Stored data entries
══════════════════════════════
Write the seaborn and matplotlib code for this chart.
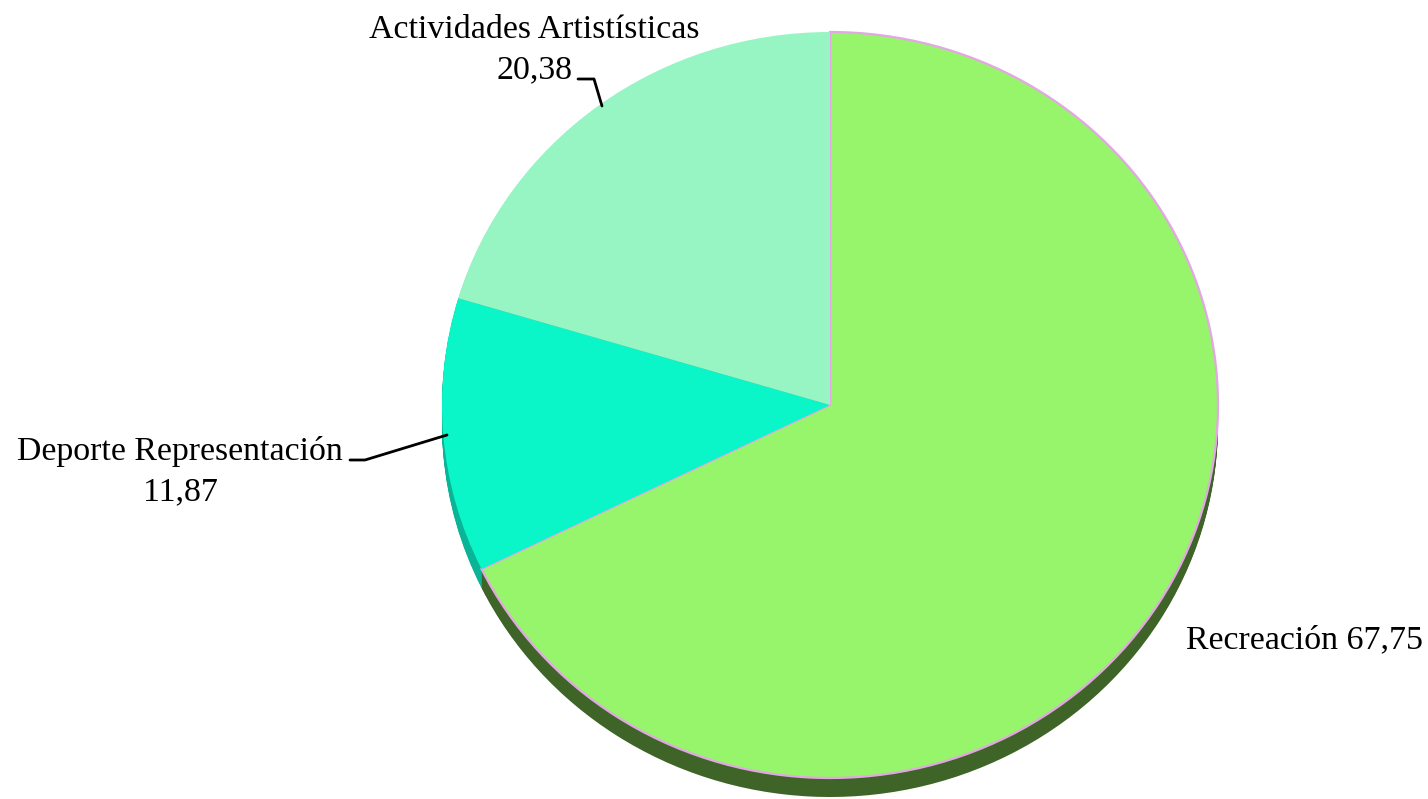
import numpy as np
import pandas as pd
import matplotlib
matplotlib.use("Agg")
import matplotlib.pyplot as plt
import seaborn as sns

# Data
categorias = ['Recreación', 'Deporte Representación', 'Actividades Artistísticas']
valores = [67.75, 11.87, 20.38]
colores = ['#96F56A', '#0AF5C8', '#96F5C3']
colores_lado = ['#3E6428', '#0AB496', '#64B48C']

df = pd.DataFrame({'categoria': categorias, 'valor': valores})

sns.set_theme(style="white")
plt.rcParams['font.family'] = ['Liberation Serif', 'DejaVu Serif']

W, H = 1428, 799
fig = plt.figure(figsize=(W / 100, H / 100), dpi=100)
ax = fig.add_axes([0, 0, 1, 1])

# pie is slightly flattened (3D tilt): horizontal radius 388px, vertical 373px
rx, ry = 388, 373
sy = rx / ry
cx, cy = 830, 405
depth = 19

def px(x, y):
    # pixel coords (top-left origin) -> data coords
    return x, (H - y) * sy

# side (depth) of the pie
for k in range(depth, 0, -1):
    ax.pie(df['valor'], colors=colores_lado, startangle=90, counterclock=False,
           radius=rx, center=px(cx, cy + k), frame=True,
           wedgeprops=dict(linewidth=0))

wedges, _ = ax.pie(df['valor'], colors=colores, startangle=90, counterclock=False,
                   radius=rx, center=px(cx, cy), frame=True,
                   wedgeprops=dict(linewidth=0))
wedges[0].set_edgecolor('#E4A6E4')
wedges[0].set_linewidth(1.6)
ax.set_aspect('auto')
ax.set_xlim(0, W)
ax.set_ylim(0, H * sy)
ax.axis('off')

fs = 24.4
fmt = lambda v: f"{v:.2f}".replace('.', ',')

def texto(xp, yp, s, ha='center'):
    x, y = px(xp, yp)
    ax.text(x, y, s, ha=ha, va='baseline', fontsize=fs, color='black')

# labels
texto(534, 38, categorias[2])
texto(534, 78, fmt(valores[2]))
texto(180, 460, categorias[1])
texto(180, 500, fmt(valores[1]))
texto(1186, 648, f"{categorias[0]} {fmt(valores[0])}", ha='left')

# leader lines
for pts in ([(578, 79), (594, 79), (602, 106)], [(350, 460), (365, 460), (447, 435)]):
    xs, ys = zip(*[px(a, b) for a, b in pts])
    ax.plot(xs, ys, color='black', lw=2)

fig.savefig('out.png', dpi=100, facecolor='white')
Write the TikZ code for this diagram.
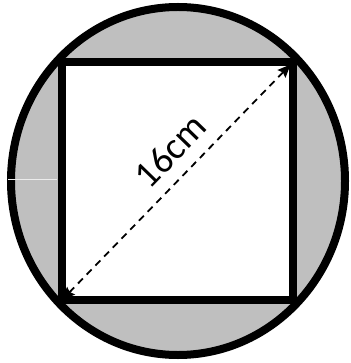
\documentclass[tikz,border=0pt]{standalone}
\usepackage{fontspec}
\setmainfont{Carlito}
\usetikzlibrary{arrows.meta}

\begin{document}
\begin{tikzpicture}[x=1pt,y=-1pt,
thickline/.style={line width=7.5pt},
diag/.style={line width=1.8pt,dash pattern=on 7pt off 5.5pt,
  {Stealth[length=13pt,width=11pt,inset=2pt]}-{Stealth[length=13pt,width=11pt,inset=2pt]}}]
\useasboundingbox (0,0) rectangle (350,363);
\coordinate (O) at (178,181);
\coordinate (sw) at (62,300);
\coordinate (ne) at (293,62);
\filldraw[fill=black!25,line width=8pt] (O) ellipse [x radius=167,y radius=174];
\draw[white!85!gray,line width=0.8pt] (8,179) -- (57,179);
\fill[white] (sw) rectangle (ne);
\draw[diag,shorten >=3.5pt] (sw) -- node[sloped,above=9pt,pos=0.55,font=\fontsize{38}{40}\selectfont] {16cm} (ne);
\draw[thickline] (sw) rectangle (ne);
\end{tikzpicture}
\end{document}
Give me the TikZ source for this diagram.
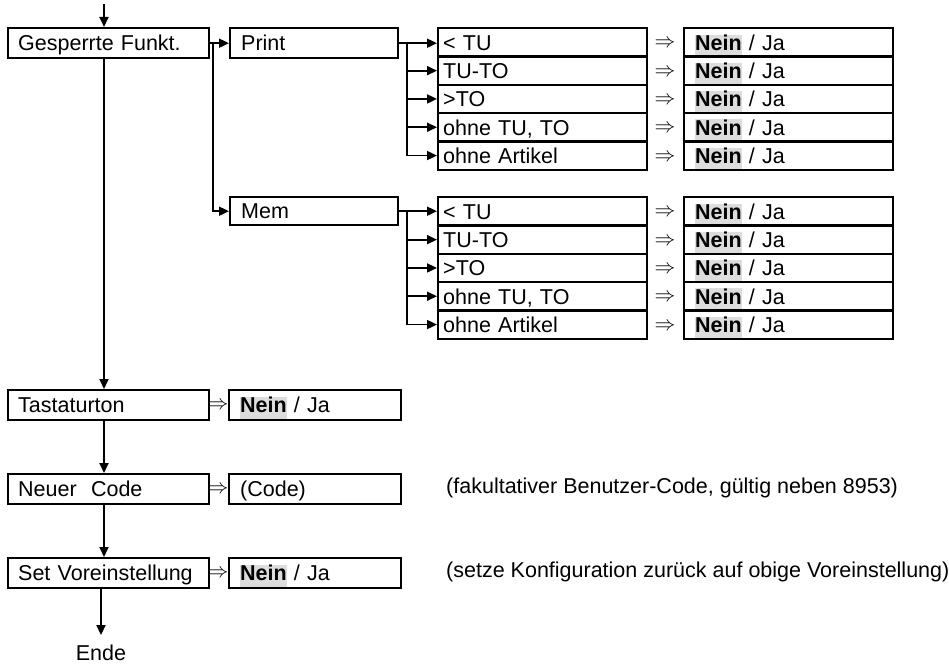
\documentclass[tikz,border=0pt]{standalone}
\usepackage{fontspec}
\setmainfont{Liberation Sans}
\usetikzlibrary{arrows.meta}
\definecolor{hlgray}{RGB}{221,221,221}
\newcommand{\hlnein}[2]{{\setlength{\fboxsep}{0pt}\colorbox{hlgray}{\rule[-#2pt]{0pt}{#1pt}\textbf{Nein}}}}
\begin{document}
\begin{tikzpicture}[x=1pt,y=-1pt,
  font=\fontsize{21.5}{25}\selectfont,
  bx/.style={draw, line width=2.4pt, anchor=north west, align=left, inner ysep=0pt,
    text height=15.5pt, text depth=0pt},
  mainbox/.style={bx, minimum height=30pt, text width=181pt, inner xsep=10pt},
  subbox/.style={bx, minimum height=#1, text width=146pt, inner xsep=11pt},
  itembox/.style={bx, minimum height=28.3pt, text width=199pt, inner xsep=5pt},
  neinbox/.style={bx, minimum height=28.3pt, text width=187pt, inner xsep=11pt},
  valbox/.style={bx, minimum height=30pt, text width=150pt, inner xsep=11pt},
  impl/.style={inner sep=0pt},
  note/.style={anchor=west, inner sep=0pt},
  arr/.style={line width=1.8pt, -{Triangle[length=10pt,width=9pt]}},
  ln/.style={line width=1.8pt}
]
\useasboundingbox (0,0) rectangle (949,666);

% main column
\node[mainbox] (G) at (7,27) {Gesperrte Funkt.};
\node[mainbox] (T) at (7,389) {Tastaturton};
\node[mainbox] (N) at (7,473) {Neuer\ \ Code};
\node[mainbox] (S) at (7,557) {Set Voreinstellung};
\node[inner sep=10pt, text height=15.5pt, text depth=0pt] (E) at (101,653) {Ende};

% values of main column
\node[valbox] (TV) at (228,389) {\hlnein{21.6}{6.2} / Ja};
\node[valbox] (NV) at (228,473) {(Code)};
\node[valbox] (SV) at (228,557) {\hlnein{21.6}{6.2} / Ja};
\node[impl] (TI) at (218,406) {$\Rightarrow$};
\node[impl] (NI) at (218,490) {$\Rightarrow$};
\node[impl] (SI) at (218,574) {$\Rightarrow$};

\node[note] (n1) at (446,488) {(fakultativer Benutzer-Code, gültig neben 8953)};
\node[note] (n2) at (446,572) {(setze Konfiguration zurück auf obige Voreinstellung)};

% submenus
\node[subbox=30pt] (P) at (229,27) {Print};
\node[subbox=28pt] (M) at (229,196) {Mem};

\foreach [count=\i] \t in {{< TU},{TU-TO},{>TO},{ohne TU, TO},{ohne Artikel}} {
  \node[itembox] (pi\i) at (437,{27+(\i-1)*28.3}) {\t};
  \node[neinbox] (pn\i) at (683,{27+(\i-1)*28.3}) {\hlnein{20.75}{5.35} / Ja};
  \node[impl] (pa\i) at (665,{44+(\i-1)*28.3}) {$\Rightarrow$};
  \node[itembox] (mi\i) at (437,{196+(\i-1)*28.3}) {\t};
  \node[neinbox] (mn\i) at (683,{196+(\i-1)*28.3}) {\hlnein{20.75}{5.35} / Ja};
  \node[impl] (ma\i) at (665,{213+(\i-1)*28.3}) {$\Rightarrow$};
}

% connectors
\coordinate (top) at (104,4);
\draw[arr] (top) -- (top |- G.north);
\draw[arr] (G.south -| top) -- (T.north -| top);
\draw[arr] (T.south -| top) -- (N.north -| top);
\draw[arr] (N.south -| top) -- (S.north -| top);
\draw[arr] (S.south -| E.north) -- (E.north);

\draw[arr] (G.east) -- (P.west);
\coordinate (gb) at (213,42);
\draw[arr] (gb) |- (M.west);

\coordinate (pb) at (407,42);
\draw[arr] (P.east) -- (pi1.west |- P.east);
\foreach \i in {2,...,5} {\draw[arr] (pb) |- (pi\i.west);}

\coordinate (mb) at (407,210);
\draw[arr] (M.east) -- (mi1.west |- M.east);
\foreach \i in {2,...,5} {\draw[arr] (mb) |- (mi\i.west);}
\end{tikzpicture}
\end{document}
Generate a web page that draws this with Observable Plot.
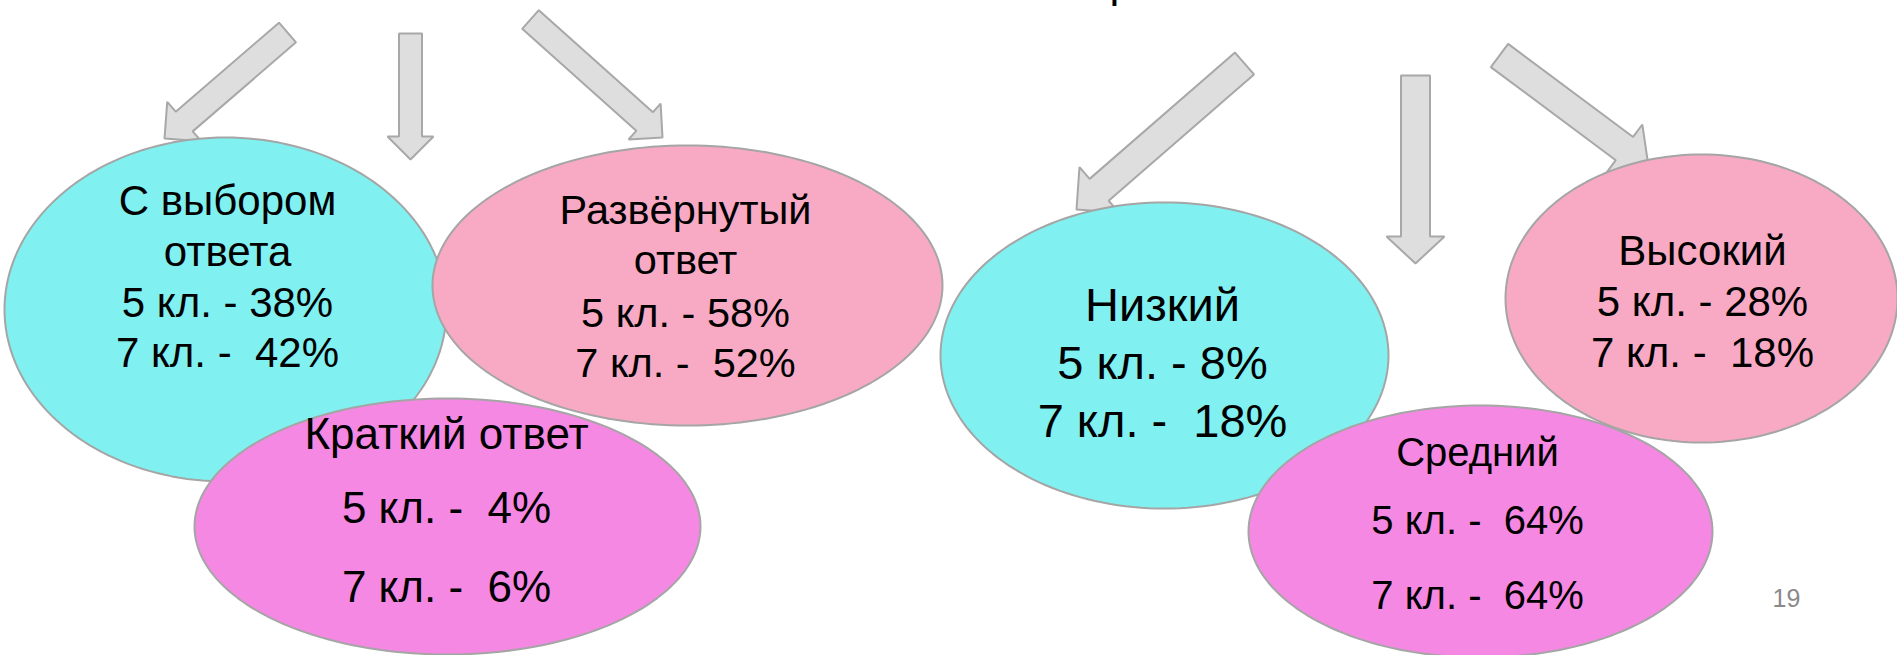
<!DOCTYPE html>
<html><head><meta charset="utf-8">
<script src="https://cdn.jsdelivr.net/npm/d3@7"></script>
<script src="https://cdn.jsdelivr.net/npm/@observablehq/plot@0.6"></script>
<style>
html,body{margin:0;padding:0;background:#fff;}
#chart svg{display:block;}
#chart svg text{white-space:pre;}
</style></head><body><div id="chart"></div>
<script>
const W = 1897, H = 655;
// ---- data ----
const categories = ["С выбором ответа","Развёрнутый ответ","Краткий ответ","Низкий","Высокий","Средний"];
const titleLines = [["С выбором","ответа"],["Развёрнутый","ответ"],["Краткий ответ"],["Низкий"],["Высокий"],["Средний"]];
const grade5 = [38, 58, 4, 8, 28, 64];
const grade7 = [42, 52, 6, 18, 18, 64];
const gradeNames = ["5 кл.", "7 кл."];
const pageNumber = "19";
const titleFragment = "р";

// ---- layout (positions / sizes / styles) ----
const cyan = "#80f0f1", pink = "#f8aac4", magenta = "#f588e2";
const shapes = [
  {cx:225, cy:309, rx:221, ry:172, fill:cyan,    tx:227,  base:[214,265,316,366], fs:42,   gap5:" ", gap7:"  "},
  {cx:687, cy:285, rx:255, ry:140, fill:pink,    tx:685,  base:[223,273,326,376], fs:41.5, gap5:" ", gap7:"  "},
  {cx:447, cy:526, rx:253, ry:128, fill:magenta, tx:446,  base:[448,522,601],     fs:44,   gap5:"  ", gap7:"  "},
  {cx:1164,cy:355, rx:224, ry:153, fill:cyan,    tx:1162, base:[320,378,436],     fs:47,   gap5:" ", gap7:"  "},
  {cx:1701,cy:298, rx:196, ry:144, fill:pink,    tx:1702, base:[264,315,366],     fs:42,   gap5:" ", gap7:"  "},
  {cx:1480,cy:531, rx:232, ry:126, fill:magenta, tx:1477, base:[465,533,608],     fs:40,   gap5:"  ", gap7:"  "}
];
const drawOrder = [0, 2, 1, 3, 4, 5];
const arrows = [
  {tail:[287,32],  tip:[164,138], sw:26, hw:52, hl:26},
  {tail:[410,33],  tip:[410,159], sw:23, hw:46, hl:23},
  {tail:[530,19],  tip:[662,137], sw:25, hw:48, hl:24},
  {tail:[1244,63], tip:[1076,209],sw:29, hw:60, hl:30},
  {tail:[1415,75], tip:[1415,263],sw:29, hw:58, hl:27},
  {tail:[1499,55], tip:[1648,166],sw:29, hw:60, hl:30}
];
const FONT = "'Liberation Sans', Arial, sans-serif";

function ellipsePts(s, i) {
  const n = 180, pts = [];
  for (let k = 0; k < n; k++) {
    const t = 2 * Math.PI * k / n;
    pts.push({id: i, x: s.cx + s.rx * Math.cos(t), y: s.cy + s.ry * Math.sin(t)});
  }
  return pts;
}
function arrowPts(a, i) {
  const [x0,y0] = a.tail, [x1,y1] = a.tip;
  const L = Math.hypot(x1-x0, y1-y0), ux = (x1-x0)/L, uy = (y1-y0)/L, nx = -uy, ny = ux;
  const bx = x1 - ux*a.hl, by = y1 - uy*a.hl;
  const P = (x,y) => ({id:i, x, y});
  return [
    P(x0 + nx*a.sw/2, y0 + ny*a.sw/2),
    P(bx + nx*a.sw/2, by + ny*a.sw/2),
    P(bx + nx*a.hw/2, by + ny*a.hw/2),
    P(x1, y1),
    P(bx - nx*a.hw/2, by - ny*a.hw/2),
    P(bx - nx*a.sw/2, by - ny*a.sw/2),
    P(x0 - nx*a.sw/2, y0 - ny*a.sw/2)
  ];
}

const marks = [];
arrows.forEach((a, i) => marks.push(Plot.line(arrowPts(a, i), {
  x:"x", y:"y", curve:"linear-closed", fill:"#dedede", stroke:"#a8a8a8", strokeWidth:2, strokeLinejoin:"miter"
})));
drawOrder.forEach(i => {
  const s = shapes[i];
  marks.push(Plot.line(ellipsePts(s, i), {x:"x", y:"y", curve:"linear-closed", fill:s.fill, stroke:"#a5a5a5", strokeWidth:2}));
  const lines = [...titleLines[i],
    `${gradeNames[0]} -${s.gap5}${grade5[i]}%`,
    `${gradeNames[1]} -${s.gap7}${grade7[i]}%`];
  const rows = lines.map((t, k) => ({text:t, x:s.tx, y:s.base[k]}));
  marks.push(Plot.text(rows, {x:"x", y:"y", text:"text", fontSize:s.fs, fontFamily:FONT, fill:"#000",
    textAnchor:"middle", lineAnchor:"bottom"}));
});
marks.push(Plot.text([{t:pageNumber, x:1786, y:606}], {x:"x", y:"y", text:"t", fontSize:25, fontFamily:FONT, fill:"#8a8a8a", textAnchor:"middle", lineAnchor:"bottom"}));
marks.push(Plot.text([{t:titleFragment, x:1109, y:-4}], {x:"x", y:"y", text:"t", fontSize:44, fontFamily:FONT, fill:"#000", textAnchor:"start", lineAnchor:"bottom"}));

const chart = Plot.plot({
  width: W, height: H, margin: 0,
  x: {type:"linear", domain:[0, W], range:[0, W], axis:null},
  y: {type:"linear", domain:[0, H], range:[0, H], axis:null},
  style: {background:"#fff", fontFamily: FONT},
  marks
});
document.getElementById("chart").appendChild(chart);
</script></body></html>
══════════════════════════════
*TO BE DONE*: Begin at the first line of the material and copy each line exactly through the one containing "return x, (H - y) * sy". Omit pictures.

*CORRECT OUTPUT*:
Write the seaborn and matplotlib code for this chart.
import numpy as np
import pandas as pd
import matplotlib
matplotlib.use("Agg")
import matplotlib.pyplot as plt
import seaborn as sns

# Data
categorias = ['Recreación', 'Deporte Representación', 'Actividades Artistísticas']
valores = [67.75, 11.87, 20.38]
colores = ['#96F56A', '#0AF5C8', '#96F5C3']
colores_lado = ['#3E6428', '#0AB496', '#64B48C']

df = pd.DataFrame({'categoria': categorias, 'valor': valores})

sns.set_theme(style="white")
plt.rcParams['font.family'] = ['Liberation Serif', 'DejaVu Serif']

W, H = 1428, 799
fig = plt.figure(figsize=(W / 100, H / 100), dpi=100)
ax = fig.add_axes([0, 0, 1, 1])

# pie is slightly flattened (3D tilt): horizontal radius 388px, vertical 373px
rx, ry = 388, 373
sy = rx / ry
cx, cy = 830, 405
depth = 19

def px(x, y):
    # pixel coords (top-left origin) -> data coords
    return x, (H - y) * sy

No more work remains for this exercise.